Noam Chomsky is an emeritus professor of linguistics at the MIT in Massachusetts, well known for his contributions to the philosophy of language and mind with concepts and theories such as the generative grammar. He is also known to be a leading critic of US foreign policy.
Whereas the scientific community values his work in the field of linguistics as a paramount contribution to the advance of the discipline, his political views are often controversial. Hence, we must conclude that, for the Spanish newspaper -in fact, for everyone regarding him as an acclaimed thinker-, Chomsky is prestigious and, therefore, his political views are to be taken as authoritative ones, either because he is a renowned linguist, or because he is a foremost leftist critic of American foreign policy. Though there is no logical causality in the former claim -being an expert on language does not imply the same expertise in the field of international affairs-, a combination of the former and the latter seems to be a plausible source of prestige in this case. Many people, and a vast sector of the serious media -employing the usual term, prestigious media, would produce an unnecessary circularity- deem someone prestigious if that particular individual is (a) critical with the US domestic or foreign policies, and (b) possesses a certain stature as an academic or theorist, but not necessarily in the mentioned fields. That is, being extremely but scholarly critical of the US is a good way to attain professional and intellectual prestige.

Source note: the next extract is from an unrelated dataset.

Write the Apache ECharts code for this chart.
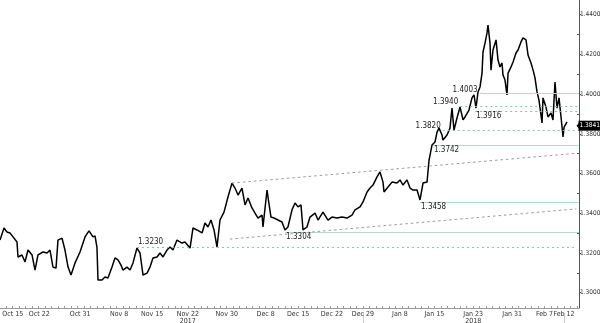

Given the fact that Chomsky´s assertions about the new world being built in Venezuela may be contradicted by the grim reality most Venezuelans and Latin Americans have to face in their daily lives -a direct consecuence of Chavez decisions or other colectivist policies-, in which way might we claim those views are prestigious at all?
And, worse still, would the public, and these media, see him as equally prestigious if he was a fierce supporter of US interventions abroad to restore democracy or to achieve any other declared goals of liberal foreign policy?